— begin Data provided —

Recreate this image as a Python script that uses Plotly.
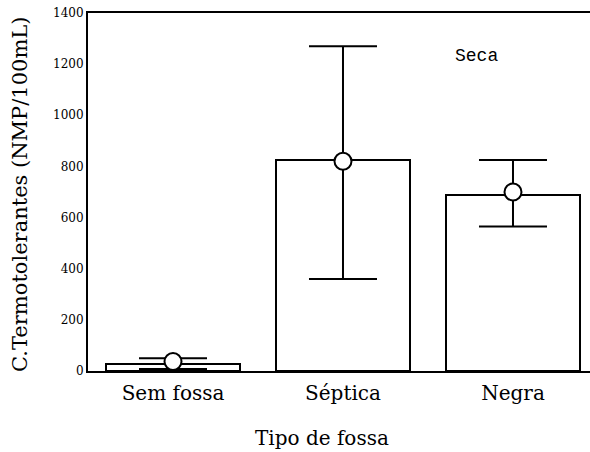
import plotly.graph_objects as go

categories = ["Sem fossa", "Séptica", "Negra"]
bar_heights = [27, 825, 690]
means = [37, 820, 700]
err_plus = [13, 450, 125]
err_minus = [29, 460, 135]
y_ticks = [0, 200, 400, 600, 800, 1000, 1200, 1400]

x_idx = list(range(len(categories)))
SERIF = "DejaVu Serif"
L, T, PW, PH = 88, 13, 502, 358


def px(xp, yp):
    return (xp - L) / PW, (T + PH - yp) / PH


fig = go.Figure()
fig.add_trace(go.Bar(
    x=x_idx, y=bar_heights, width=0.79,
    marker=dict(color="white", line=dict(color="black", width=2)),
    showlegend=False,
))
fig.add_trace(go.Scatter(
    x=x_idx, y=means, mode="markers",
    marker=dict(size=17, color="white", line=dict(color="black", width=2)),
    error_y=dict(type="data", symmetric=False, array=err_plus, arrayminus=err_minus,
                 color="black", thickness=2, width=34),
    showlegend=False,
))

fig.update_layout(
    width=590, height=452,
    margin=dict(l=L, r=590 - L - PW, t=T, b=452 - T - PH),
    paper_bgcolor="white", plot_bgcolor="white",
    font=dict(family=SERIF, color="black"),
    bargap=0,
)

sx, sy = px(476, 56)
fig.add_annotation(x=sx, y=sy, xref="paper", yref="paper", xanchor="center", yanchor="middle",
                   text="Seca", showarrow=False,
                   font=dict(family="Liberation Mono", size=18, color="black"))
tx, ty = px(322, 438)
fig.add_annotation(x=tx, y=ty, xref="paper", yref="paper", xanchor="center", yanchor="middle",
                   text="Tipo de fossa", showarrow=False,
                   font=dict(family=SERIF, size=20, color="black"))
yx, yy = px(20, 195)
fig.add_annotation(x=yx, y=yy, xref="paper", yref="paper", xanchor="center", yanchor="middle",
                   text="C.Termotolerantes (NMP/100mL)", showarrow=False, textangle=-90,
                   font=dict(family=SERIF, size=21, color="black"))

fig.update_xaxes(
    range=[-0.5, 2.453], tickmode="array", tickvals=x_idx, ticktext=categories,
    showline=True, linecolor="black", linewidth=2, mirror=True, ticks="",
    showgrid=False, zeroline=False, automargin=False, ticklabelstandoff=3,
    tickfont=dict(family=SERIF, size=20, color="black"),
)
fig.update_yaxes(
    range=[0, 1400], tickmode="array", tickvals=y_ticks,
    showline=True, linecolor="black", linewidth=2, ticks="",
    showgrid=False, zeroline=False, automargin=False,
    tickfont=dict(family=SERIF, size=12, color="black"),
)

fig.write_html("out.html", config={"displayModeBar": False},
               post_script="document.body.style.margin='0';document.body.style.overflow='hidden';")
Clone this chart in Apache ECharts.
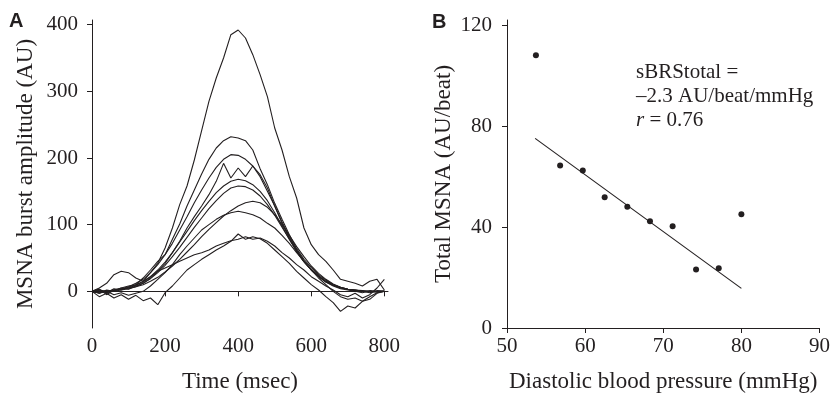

— end Data provided —

> [Your goal]
Quote the records above in full, dropping each picture.

> [Output for this exercise]
Recreate this image as a Python script that uses Plotly.
import plotly.graph_objects as go

categories = ["Sem fossa", "Séptica", "Negra"]
bar_heights = [27, 825, 690]
means = [37, 820, 700]
err_plus = [13, 450, 125]
err_minus = [29, 460, 135]
y_ticks = [0, 200, 400, 600, 800, 1000, 1200, 1400]

x_idx = list(range(len(categories)))
SERIF = "DejaVu Serif"
L, T, PW, PH = 88, 13, 502, 358


def px(xp, yp):
    return (xp - L) / PW, (T + PH - yp) / PH


fig = go.Figure()
fig.add_trace(go.Bar(
    x=x_idx, y=bar_heights, width=0.79,
    marker=dict(color="white", line=dict(color="black", width=2)),
    showlegend=False,
))
fig.add_trace(go.Scatter(
    x=x_idx, y=means, mode="markers",
    marker=dict(size=17, color="white", line=dict(color="black", width=2)),
    error_y=dict(type="data", symmetric=False, array=err_plus, arrayminus=err_minus,
                 color="black", thickness=2, width=34),
    showlegend=False,
))

fig.update_layout(
    width=590, height=452,
    margin=dict(l=L, r=590 - L - PW, t=T, b=452 - T - PH),
    paper_bgcolor="white", plot_bgcolor="white",
    font=dict(family=SERIF, color="black"),
    bargap=0,
)

sx, sy = px(476, 56)
fig.add_annotation(x=sx, y=sy, xref="paper", yref="paper", xanchor="center", yanchor="middle",
                   text="Seca", showarrow=False,
                   font=dict(family="Liberation Mono", size=18, color="black"))
tx, ty = px(322, 438)
fig.add_annotation(x=tx, y=ty, xref="paper", yref="paper", xanchor="center", yanchor="middle",
                   text="Tipo de fossa", showarrow=False,
                   font=dict(family=SERIF, size=20, color="black"))
yx, yy = px(20, 195)
fig.add_annotation(x=yx, y=yy, xref="paper", yref="paper", xanchor="center", yanchor="middle",
                   text="C.Termotolerantes (NMP/100mL)", showarrow=False, textangle=-90,
                   font=dict(family=SERIF, size=21, color="black"))

fig.update_xaxes(
    range=[-0.5, 2.453], tickmode="array", tickvals=x_idx, ticktext=categories,
    showline=True, linecolor="black", linewidth=2, mirror=True, ticks="",
    showgrid=False, zeroline=False, automargin=False, ticklabelstandoff=3,
    tickfont=dict(family=SERIF, size=20, color="black"),
)
fig.update_yaxes(
    range=[0, 1400], tickmode="array", tickvals=y_ticks,
    showline=True, linecolor="black", linewidth=2, ticks="",
    showgrid=False, zeroline=False, automargin=False,
    tickfont=dict(family=SERIF, size=12, color="black"),
)

fig.write_html("out.html", config={"displayModeBar": False},
               post_script="document.body.style.margin='0';document.body.style.overflow='hidden';")
Clone this chart in Apache ECharts.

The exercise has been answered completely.